Merci à un homme (je préfère taire son nom) de l’ambassade du Cameroun en RCA. Je lui dis merci. Il a sacrifié son temps pour me faire comprendre le degré de cette crise qui a mon avis est une honte pour nous (sans distinction de race et de provenance). Elle n’a que trop duré. C’est lui qui m’a poussée, sans le savoir, indirectement, à écrire ce billet sous cet angle. Merci !
« L’homme fort est celui qui sait pardonner ».Baba Mahamet m’a lancé ces mots à la fin de notre longue conversation de cet après-midi au téléphone. On a pillé sa maison d’enfance et détruit tous ses souvenirs. Tout ce qu’on ne retrouve sur aucun marché de la planète. Tout ce qu’on n’achète pas, même avec tout l’or du monde. Malgré tout, il rêve, comme la majorité des réfugiés que j’ai rencontrés.
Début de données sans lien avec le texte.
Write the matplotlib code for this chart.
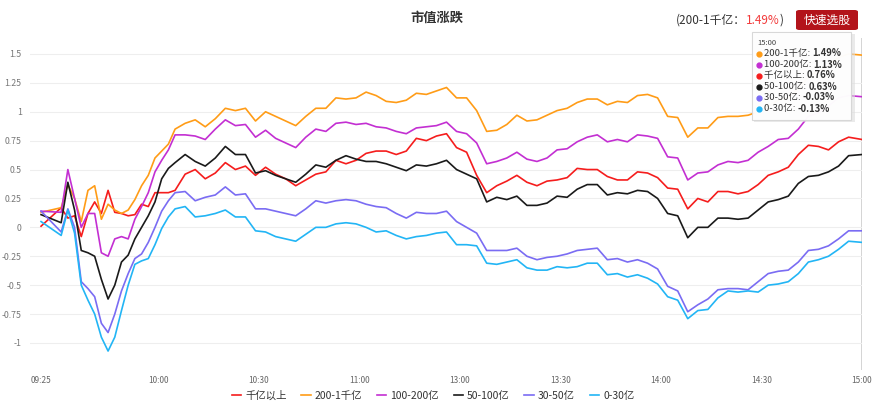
import matplotlib.pyplot as plt
from matplotlib.lines import Line2D
from matplotlib.patches import FancyBboxPatch, Rectangle

plt.rcParams['font.family'] = ['Noto Sans CJK SC', 'DejaVu Sans']

# trading-clock minutes since 09:25 (lunch break collapsed, 11:30 == 13:00)
minutes = [0, 6, 8, 10, 12, 14, 16, 18, 20, 22, 24, 26, 28, 30, 32, 34, 36, 38, 40,
           43, 46, 49, 52, 55, 58, 61, 64, 67, 70, 73, 76, 79, 82, 85, 88, 91, 94, 97,
           100, 103, 106, 109, 112, 115, 118, 121, 124, 127, 130, 133, 136, 139, 142,
           145, 148, 151, 154, 157, 160, 163, 166, 169, 172, 175, 178, 181, 184, 187,
           190, 193, 196, 199, 202, 205, 208, 211, 214, 217, 220, 223, 226, 229, 232,
           235, 238, 241, 245]

# 千亿以上
cap_1000 = [0.01, 0.17, 0.08, 0.10, -0.08, 0.12, 0.22, 0.12, 0.32, 0.13, 0.12, 0.10, 0.11, 0.20, 0.18, 0.30, 0.30, 0.30, 0.32,
            0.46, 0.50, 0.42, 0.47, 0.56, 0.50, 0.53, 0.45, 0.52, 0.46, 0.42, 0.36, 0.41, 0.46, 0.48, 0.58, 0.55, 0.58, 0.64,
            0.66, 0.66, 0.63, 0.66, 0.77, 0.75, 0.79, 0.81, 0.69, 0.65, 0.45, 0.30, 0.36, 0.40, 0.45,
            0.39, 0.36, 0.40, 0.41, 0.43, 0.51, 0.50, 0.50, 0.44, 0.41, 0.41, 0.48, 0.47, 0.43, 0.34,
            0.33, 0.16, 0.25, 0.22, 0.31, 0.31, 0.29, 0.31, 0.37, 0.45, 0.48, 0.52, 0.63, 0.71, 0.70,
            0.67, 0.74, 0.78, 0.76]
# 200-1千亿
cap_200_1000 = [0.13, 0.17, 0.37, 0.25, 0.05, 0.32, 0.36, 0.07, 0.20, 0.15, 0.12, 0.15, 0.24, 0.36, 0.45, 0.60, 0.66, 0.72, 0.85,
                0.90, 0.93, 0.87, 0.94, 1.03, 1.01, 1.03, 0.92, 1.00, 0.96, 0.92, 0.88, 0.96, 1.03, 1.03, 1.12, 1.11, 1.12, 1.17,
                1.14, 1.09, 1.08, 1.10, 1.16, 1.15, 1.18, 1.21, 1.12, 1.12, 1.01, 0.83, 0.84, 0.89, 0.97,
                0.92, 0.93, 0.97, 1.01, 1.03, 1.08, 1.11, 1.11, 1.06, 1.09, 1.08, 1.14, 1.15, 1.12, 0.96,
                0.95, 0.78, 0.86, 0.86, 0.95, 0.96, 0.96, 0.97, 1.00, 1.05, 1.10, 1.12, 1.20, 1.30, 1.35,
                1.40, 1.47, 1.50, 1.49]
# 100-200亿
cap_100_200 = [0.14, 0.13, 0.50, 0.25, 0.00, 0.12, 0.12, -0.22, -0.25, -0.10, -0.08, -0.10, 0.07, 0.18, 0.30, 0.48, 0.58, 0.67, 0.80,
               0.80, 0.79, 0.76, 0.85, 0.93, 0.88, 0.89, 0.78, 0.84, 0.77, 0.73, 0.69, 0.78, 0.85, 0.83, 0.90, 0.91, 0.89, 0.90,
               0.87, 0.86, 0.83, 0.81, 0.86, 0.87, 0.88, 0.91, 0.83, 0.81, 0.73, 0.55, 0.57, 0.60, 0.65,
               0.59, 0.57, 0.60, 0.67, 0.68, 0.74, 0.78, 0.80, 0.74, 0.76, 0.74, 0.80, 0.79, 0.77, 0.61,
               0.60, 0.41, 0.47, 0.48, 0.54, 0.57, 0.56, 0.58, 0.65, 0.70, 0.76, 0.77, 0.85, 0.96, 0.99,
               1.05, 1.12, 1.14, 1.13]
# 50-100亿
cap_50_100 = [0.11, 0.04, 0.39, 0.15, -0.20, -0.22, -0.25, -0.45, -0.62, -0.50, -0.30, -0.24, -0.10, 0.00, 0.10, 0.22, 0.42, 0.51, 0.56,
              0.63, 0.57, 0.53, 0.60, 0.70, 0.63, 0.63, 0.47, 0.49, 0.45, 0.42, 0.39, 0.46, 0.54, 0.52, 0.58, 0.62, 0.59, 0.57,
              0.57, 0.55, 0.52, 0.49, 0.54, 0.53, 0.55, 0.58, 0.50, 0.46, 0.42, 0.22, 0.26, 0.24, 0.27,
              0.19, 0.19, 0.21, 0.27, 0.26, 0.33, 0.37, 0.37, 0.28, 0.30, 0.29, 0.32, 0.31, 0.25, 0.12,
              0.10, -0.09, 0.00, 0.00, 0.08, 0.08, 0.07, 0.08, 0.15, 0.22, 0.24, 0.27, 0.38, 0.44, 0.45,
              0.48, 0.53, 0.62, 0.63]
# 30-50亿
cap_30_50 = [0.14, -0.04, 0.16, 0.00, -0.47, -0.53, -0.60, -0.83, -0.91, -0.75, -0.55, -0.40, -0.27, -0.23, -0.13, 0.00, 0.14, 0.23, 0.30,
             0.31, 0.23, 0.26, 0.28, 0.35, 0.28, 0.29, 0.16, 0.16, 0.14, 0.12, 0.10, 0.16, 0.23, 0.21, 0.23, 0.24, 0.23, 0.20,
             0.18, 0.17, 0.12, 0.08, 0.13, 0.12, 0.12, 0.14, 0.05, 0.00, -0.05, -0.20, -0.20, -0.20, -0.18,
             -0.25, -0.28, -0.26, -0.25, -0.23, -0.20, -0.19, -0.18, -0.28, -0.27, -0.30, -0.28, -0.31, -0.36, -0.51,
             -0.55, -0.73, -0.67, -0.62, -0.54, -0.53, -0.53, -0.54, -0.47, -0.40, -0.38, -0.37, -0.30, -0.20, -0.19,
             -0.16, -0.10, -0.03, -0.03]
# 0-30亿
cap_0_30 = [0.05, -0.07, 0.15, -0.05, -0.50, -0.63, -0.75, -0.95, -1.07, -0.95, -0.72, -0.50, -0.32, -0.29, -0.27, -0.15, -0.01, 0.09, 0.16,
            0.18, 0.09, 0.10, 0.12, 0.15, 0.09, 0.09, -0.03, -0.04, -0.08, -0.10, -0.12, -0.06, 0.00, 0.00, 0.03, 0.04, 0.03, 0.00,
            -0.04, -0.03, -0.07, -0.10, -0.08, -0.07, -0.05, -0.04, -0.15, -0.15, -0.16, -0.31, -0.32, -0.30, -0.28,
            -0.35, -0.37, -0.37, -0.34, -0.35, -0.34, -0.31, -0.31, -0.41, -0.40, -0.43, -0.41, -0.44, -0.49, -0.60,
            -0.63, -0.79, -0.72, -0.71, -0.61, -0.55, -0.56, -0.55, -0.56, -0.50, -0.49, -0.47, -0.40, -0.30, -0.28,
            -0.25, -0.19, -0.12, -0.13]

names = ['千亿以上', '200-1千亿', '100-200亿', '50-100亿', '30-50亿', '0-30亿']
series = [cap_1000, cap_200_1000, cap_100_200, cap_50_100, cap_30_50, cap_0_30]
colors = ['#f51d1d', '#ff9c17', '#c32fd2', '#1a1a1a', '#7a6cf3', '#22b5f5']

tick_minutes = [0, 35, 65, 95, 125, 155, 185, 215, 245]
tick_labels = ['09:25', '10:00', '10:30', '11:00', '13:00', '13:30', '14:00', '14:30', '15:00']
y_ticks = [-1, -0.75, -0.5, -0.25, 0, 0.25, 0.5, 0.75, 1, 1.25, 1.5]
y_labels = ['-1', '-0.75', '-0.5', '-0.25', '0', '0.25', '0.5', '0.75', '1', '1.25', '1.5']
last_time = '15:00'

W, H = 877, 420
def fx(px):
    return px / W
def fy(py):
    return 1 - py / H

fig = plt.figure(figsize=(W / 100, H / 100), dpi=100)
ax = fig.add_axes([fx(30), fy(370), fx(862) - fx(30), fy(38) - fy(370)])

for vals, name, c in zip(series, names, colors):
    ax.plot(minutes, vals, color=c, lw=1.2, label=name)

ax.axvline(minutes[-1], color='#c8c8c8', lw=1.8, zorder=0)

ax.set_xlim(-3.3, 245)
ax.set_ylim(-1.234, 1.638)
ax.set_xticks(tick_minutes)
ax.set_xticklabels(tick_labels, fontsize=6, color='#666666')
ax.set_yticks(y_ticks)
ax.set_yticklabels(y_labels, fontsize=6.3, color='#777777')
ax.tick_params(length=0)
ax.tick_params(axis='y', pad=6)
ax.tick_params(axis='x', pad=4)
ax.grid(axis='y', color='#eeeeee', lw=0.8)
ax.set_axisbelow(True)
for s in ax.spines.values():
    s.set_visible(False)

# title and header
fig.text(fx(437), fy(18), '市值涨跌', ha='center', va='center', fontsize=9.5,
         fontweight='bold', color='#333333')

renderer = fig.canvas.get_renderer()

# sorted snapshot at the last minute
snapshot = sorted(zip(names, [s[-1] for s in series], colors), key=lambda r: -r[1])
top_name, top_val, _ = snapshot[0]

t1 = fig.text(fx(676), fy(20), '(' + top_name + '：', ha='left', va='center',
              fontsize=8.5, color='#333333')
bb = t1.get_window_extent(renderer)
t2 = fig.text(bb.x1 / W, fy(20), f'{top_val:.2f}%', ha='left', va='center',
              fontsize=8.5, color='#f23b3b')
bb = t2.get_window_extent(renderer)
fig.text(bb.x1 / W, fy(20), ')', ha='left', va='center', fontsize=8.5, color='#333333')

btn = FancyBboxPatch((fx(796), fy(30)), fx(858) - fx(796), fy(10) - fy(30),
                     boxstyle='round,pad=0,rounding_size=0.004',
                     transform=fig.transFigure, facecolor='#b3141b', edgecolor='none')
fig.add_artist(btn)
fig.text(fx(827), fy(20), '快速选股', ha='center', va='center', fontsize=8.5, color='white')

# tooltip
shadow = Rectangle((fx(754), fy(122)), fx(853) - fx(752), fy(32) - fy(120),
                   transform=fig.transFigure, facecolor='#dddddd', edgecolor='none',
                   alpha=0.6, zorder=5)
fig.add_artist(shadow)
tip = Rectangle((fx(752), fy(120)), fx(851) - fx(752), fy(32) - fy(120),
                transform=fig.transFigure, facecolor='white', edgecolor='#d6d6d6',
                lw=0.8, alpha=0.95, zorder=6)
fig.add_artist(tip)
fig.text(fx(757), fy(43), last_time, ha='left', va='center', fontsize=5.5,
         color='#444444', zorder=7)
row_y = [53.5, 64.5, 75.5, 86.5, 97.5, 108.5]
for (name, val, c), py in zip(snapshot, row_y):
    fig.add_artist(Line2D([fx(759)], [fy(py)], marker='o', markersize=3.5, color=c,
                          transform=fig.transFigure, zorder=7))
    lt = fig.text(fx(764), fy(py), name + ': ', ha='left', va='center', fontsize=6.8,
                  color='#333333', zorder=7)
    bb = lt.get_window_extent(renderer)
    fig.text(bb.x1 / W, fy(py), f'{val:.2f}%', ha='left', va='center', fontsize=6.8,
             fontweight='bold', color='#333333', zorder=7)

# bottom legend
fig.legend(loc='center', bbox_to_anchor=(fx(433), fy(396)), ncol=6, frameon=False,
           fontsize=7.5, handlelength=0.9, handletextpad=0.4, columnspacing=1.4,
           labelcolor='#333333')

fig.savefig('out.png', dpi=100)
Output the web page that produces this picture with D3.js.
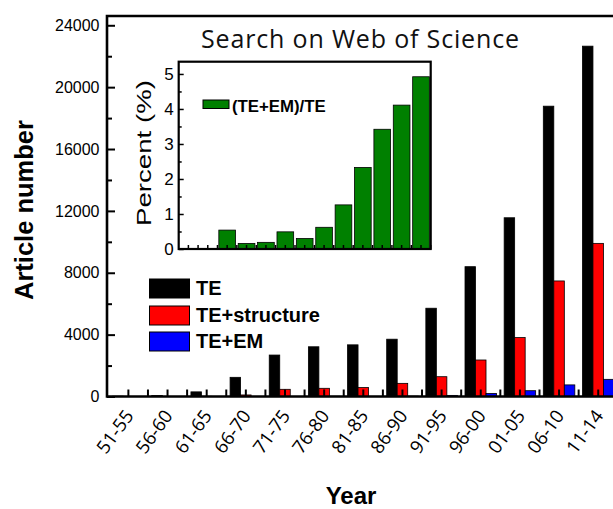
<!DOCTYPE html>
<html><head><meta charset="utf-8">
<script src="https://cdn.jsdelivr.net/npm/d3@7"></script>
<style>html,body{margin:0;padding:0;background:#fff;overflow:hidden}</style>
</head><body>
<svg id="c" width="613" height="509"></svg>
<script>
const categories = ["51-55","56-60","61-65","66-70","71-75","76-80","81-85","86-90","91-95","96-00","01-05","06-10","11-14"];
const seriesNames = ["TE","TE+structure","TE+EM"];
const seriesColors = ["#000000","#ff0000","#0000ff"];
const teValues = [20, 60, 300, 1240, 2680, 3215, 3340, 3705, 5707, 8393, 11556, 18770, 22650];
const structureValues = [0, 5, 12, 100, 465, 530, 580, 850, 1280, 2360, 3810, 7470, 9900];
const emValues = [0, 0, 0, 3, 5, 16, 10, 23, 72, 200, 375, 750, 1110];
const percentValues = [0, 0, 0.54, 0.16, 0.19, 0.49, 0.30, 0.62, 1.26, 2.33, 3.42, 4.11, 4.92];
const yTicks = [0, 4000, 8000, 12000, 16000, 20000, 24000];
const yMinorTicks = [2000, 6000, 10000, 14000, 18000, 22000];
const insetTicks = [0, 1, 2, 3, 4, 5];
const insetMinorTicks = [0.5, 1.5, 2.5, 3.5, 4.5];

const svg = d3.select("#c");
const series = [teValues, structureValues, emValues];

// ---------- main chart ----------
const L = 107, B = 396.5, T = 16, R = 617.8;
const x = d3.scaleBand().domain(categories).range([108.8, R]).paddingInner(0.195).paddingOuter(0.0977);
const xs = d3.scaleBand().domain(seriesNames).range([0, x.bandwidth()]);
const y = d3.scaleLinear().domain([0, 24600]).range([B, T]);

const groups = svg.append("g").selectAll("g").data(categories).join("g")
  .attr("transform", d => `translate(${x(d)},0)`);
groups.selectAll("rect").data((d, i) => series.map((s, k) => ({k, v: s[i]}))).join("rect")
  .attr("x", d => xs(seriesNames[d.k]))
  .attr("width", xs.bandwidth())
  .attr("y", d => y(d.v))
  .attr("height", d => B - y(d.v))
  .attr("fill", d => seriesColors[d.k])
  .attr("stroke", "#000").attr("stroke-width", 0.8);

// x ticks (centers + boundaries), inward
const xTickPos = [];
categories.forEach(c => {
  const cx = x(c) + x.bandwidth() / 2;
  xTickPos.push(cx, cx + x.step() / 2);
});
svg.append("g").selectAll("line").data(xTickPos).join("line")
  .attr("x1", d => d).attr("x2", d => d).attr("y1", B).attr("y2", B - 7)
  .attr("stroke", "#000").attr("stroke-width", 2);

// y axis
const yAxis = svg.append("g").attr("transform", `translate(${L},0)`)
  .call(d3.axisLeft(y).tickValues(yTicks).tickSizeInner(-8).tickSizeOuter(0).tickPadding(7.5).tickFormat(d3.format("d")));
yAxis.select(".domain").remove();
yAxis.selectAll(".tick line").attr("stroke-width", 2);
yAxis.selectAll("text").attr("font-family", "Liberation Sans, Arial").attr("font-size", 16).attr("fill", "#000");
const yMinor = svg.append("g").attr("transform", `translate(${L},0)`)
  .call(d3.axisLeft(y).tickValues(yMinorTicks).tickSizeInner(-5).tickSizeOuter(0).tickFormat(""));
yMinor.select(".domain").remove();
yMinor.selectAll(".tick line").attr("stroke-width", 2);

// frame
svg.append("path").attr("d", `M${R + 5},${B} H${L} V${T} H${R + 5}`)
  .attr("fill", "none").attr("stroke", "#000").attr("stroke-width", 2.6);

// x labels
svg.append("g").selectAll("text").data(categories).join("text")
  .attr("transform", d => `translate(${x(d) + x.bandwidth() / 2 + 6},${416}) rotate(-54)`)
  .attr("text-anchor", "end")
  .attr("font-family", "Open Sans, sans-serif").attr("font-size", 18.5).attr("fill", "#000")
  .text(d => d);

// axis titles
svg.append("text").attr("transform", `translate(33,210) rotate(-90)`)
  .attr("text-anchor", "middle").attr("font-family", "Liberation Sans, Arial").attr("font-weight", "bold")
  .attr("font-size", 25.5).text("Article number");
svg.append("text").attr("x", 351).attr("y", 504)
  .attr("text-anchor", "middle").attr("font-family", "Liberation Sans, Arial").attr("font-weight", "bold")
  .attr("font-size", 24).text("Year");

// legend
const leg = svg.append("g");
seriesNames.forEach((n, k) => {
  const top = [279, 306, 332][k];
  leg.append("rect").attr("x", 149.5).attr("y", top).attr("width", 40).attr("height", 19)
    .attr("fill", seriesColors[k]).attr("stroke", "#000").attr("stroke-width", 1);
  leg.append("text").attr("x", 196).attr("y", top + 16)
    .attr("font-family", "Liberation Sans, Arial").attr("font-weight", "bold").attr("font-size", 20)
    .text(n);
});

// title
svg.append("text").attr("x", 360).attr("y", 48).attr("text-anchor", "middle")
  .attr("font-family", "Open Sans, sans-serif").attr("font-size", 25).attr("fill", "#111")
  .attr("textLength", 318).attr("lengthAdjust", "spacing")
  .text("Search on Web of Science");

// ---------- inset ----------
const iL = 178.7, iR = 430.7, iB = 249, iT = 61.7;
const ix = d3.scaleBand().domain(categories).range([iL, iR]).paddingInner(0.14).paddingOuter(0.07);
const iy = d3.scaleLinear().domain([0, 5.33]).range([iB, iT + 0.7]);

svg.append("g").selectAll("rect").data(categories).join("rect")
  .attr("x", d => ix(d)).attr("width", ix.bandwidth())
  .attr("y", (d, i) => iy(percentValues[i]))
  .attr("height", (d, i) => iB - iy(percentValues[i]))
  .attr("fill", "#008000").attr("stroke", "#000").attr("stroke-width", 0.8);

const ixTicks = [];
categories.forEach(c => {
  const cx = ix(c) + ix.bandwidth() / 2;
  ixTicks.push(cx, cx + ix.step() / 2);
});
svg.append("g").selectAll("line").data(ixTicks).join("line")
  .attr("x1", d => d).attr("x2", d => d).attr("y1", iB).attr("y2", iB - 4)
  .attr("stroke", "#000").attr("stroke-width", 1.5);

const iyAxis = svg.append("g").attr("transform", `translate(${iL},0)`)
  .call(d3.axisLeft(iy).tickValues(insetTicks).tickSizeInner(-5).tickSizeOuter(0).tickPadding(5).tickFormat(d3.format("d")));
iyAxis.select(".domain").remove();
iyAxis.selectAll(".tick line").attr("stroke-width", 1.5);
iyAxis.selectAll("text").attr("font-family", "Liberation Sans, Arial").attr("font-size", 17).attr("fill", "#000");
const iyMinor = svg.append("g").attr("transform", `translate(${iL},0)`)
  .call(d3.axisLeft(iy).tickValues(insetMinorTicks).tickSizeInner(-3).tickSizeOuter(0).tickFormat(""));
iyMinor.select(".domain").remove();
iyMinor.selectAll(".tick line").attr("stroke-width", 1.5);

svg.append("rect").attr("x", iL).attr("y", iT).attr("width", iR - iL).attr("height", iB - iT)
  .attr("fill", "none").attr("stroke", "#000").attr("stroke-width", 2.2);

svg.append("text").attr("transform", `translate(151,153) rotate(-90)`)
  .attr("text-anchor", "middle").attr("font-family", "Liberation Sans, Arial")
  .attr("font-size", 21).attr("textLength", 146).attr("lengthAdjust", "spacingAndGlyphs")
  .text("Percent (%)");

svg.append("rect").attr("x", 203).attr("y", 100).attr("width", 26).attr("height", 8.5)
  .attr("fill", "#008000").attr("stroke", "#000").attr("stroke-width", 1);
svg.append("text").attr("x", 232).attr("y", 111.5)
  .attr("font-family", "Liberation Sans, Arial").attr("font-weight", "bold").attr("font-size", 16.8)
  .text("(TE+EM)/TE");
</script>
</body></html>
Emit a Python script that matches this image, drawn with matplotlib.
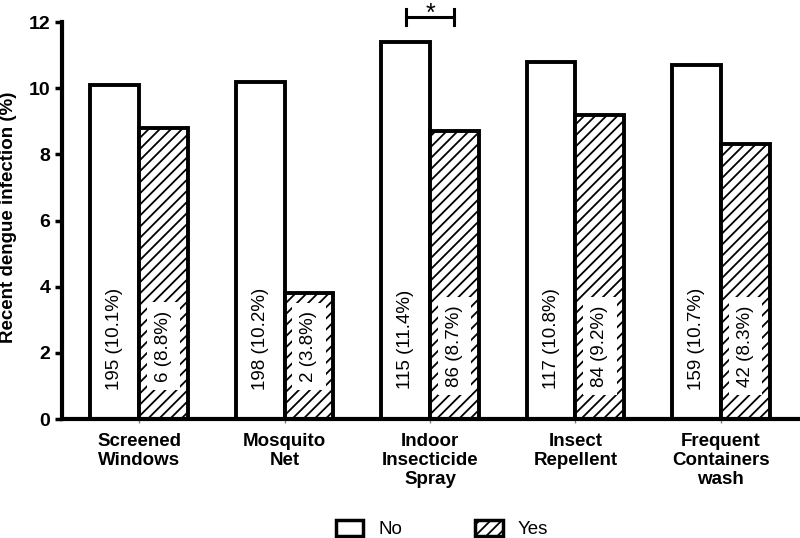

Ils rêvent tous, sans exception, d’une « République centrafricaine unie et solidaire ». Et moi aussi !
N.B : Chers lecteurs, j’ai peut-être été violente dans mes descriptions, trop crue dans mes mots et trop brute dans mon récit. Je m’excuse auprès des âmes sensibles. Mais, je veux vous rassurer. Je n’ai rien inventé. Ce sont des récits de vie. Des confidences qui m’ont arraché des larmes et parfois même l’insomnie. J’ai juste pris des extraits de témoignages pour vous montrer et vous dire qu’il est temps d’essayer à son niveau, de trouver des solutions à cette crise.